The proposed PIAs would have seen EBS write off €253,000 of the couple’s debts, whereas under a bankruptcy scenario the write-off would increase to €290,000.

The couple sought the PIAs arising out of home loans they had acquired from the bank of €790,000 dating from 2006.

They fell into arrears in 2011, and in 2014 the loans were restructured and some €286,000 of what they owed to EBS was written off.

In 2019 their home was worth €320,000, while an active loan balance of €386,000 and a “warehoused” amount of €97,900 remained due and owed to the bank in respect of their home.

The payment of “warehoused” debt, which was agreed as part to the 2014 restructuring process, would be deferred until the end of the mortgage term in 2041, the judge noted.

The couple, who continued to make all their mortgage payments to date under the 2014 agreement, sought the PIA because, they claimed, they would be unable to pay the warehoused element of their debt to EBS when it became due.

They claimed that debt would result in them becoming wholly insolvent and homeless.

EBS objected to the Circuit Court’s approving of the PIAs.

It claimed the terms of the PIAs were unfairly prejudicial and inequitable in circumstances where the bank had already granted a significant write-off in 2014.

The couple, EBS claimed, had the capacity to comply in full with the terms of the restructured loan.

Surrounding land

The bank also said that some of the 25 acres of land owned by couple, surrounding their home, could be sold to discharge their liabilities.

The couple, who opposed the bank’s application, argued that the lands could not be sold without the house, and essentially formed part of the same package.

In his ruling setting aside the PIAs, Mr Justice Sanfey said there were “a myriad of circumstances which could affect the couple’s ability to pay the warehoused debt when it falls due”.

The court could not speculate or anticipate at this stage if the couple would be able to meet a liability that would only fall due in 20 years’ time.

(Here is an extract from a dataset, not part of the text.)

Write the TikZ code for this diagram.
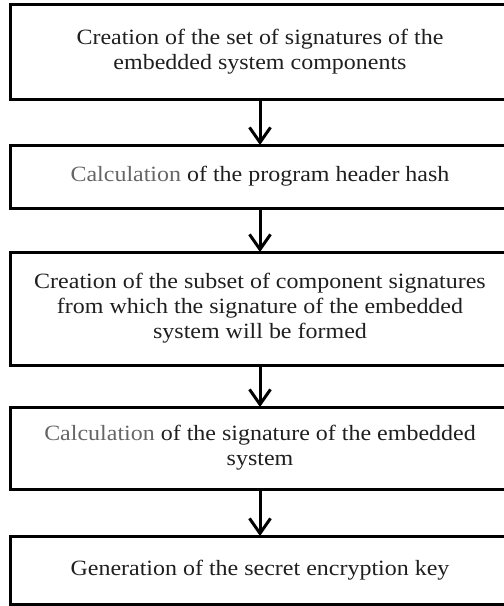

“In my view the applications are premature,” he said.

They had not established that they could not discharge their liabilities to the bank as they fell due, given that were fully compliant with their existing loan, he added.

It would be “extremely unfair” to the bank, which had already made major concessions in favour of the couple, to impose further write-offs in circumstances where the repayments on the restructured loans were being discharged without any undue difficulties.

While they were technically “insolvent”, and have some minor creditors, none of which appeared to be exerting pressure for payment, they could not be considered insolvent by virtue of the bank debt, the judge said.

The judge said he also noted the bank’s argument that the debtors had a ready means of raising funds to discharge the warehoused amount, in that they could sell some or all of the 25 acres of land surrounding their family home.

Any sale of those lands would necessitate the release of the bank’s security in relation to that portion, and any such sale would have to be the subject of negotiation between the debtors and the bank, the judge added.

Ease indebtedness

No reason was advanced to the court as to why at least some of the lands surrounding their home could not be sold, and the proceeds used to ease their burden of indebtedness, the judge said.

“Perhaps this is something which the parties could discuss in due course,” the judge added.

A further issue raised in the case, he said, was whether or not personal insolvency laws required pension assets that were likely to accrue to the debtors in the future to be taken into account in assessing the resources available to creditors to discharge their liabilities.

The bank, he said, claimed that future pension payments due to the couple should have been taken into account when assessing whether they would be able to discharge the warehoused amount when it fell due.

However, the judge said he agreed with the couple’s argument that in their particular circumstances any pension lump sums they receive could not be treated as their assets, or used to assess their solvency.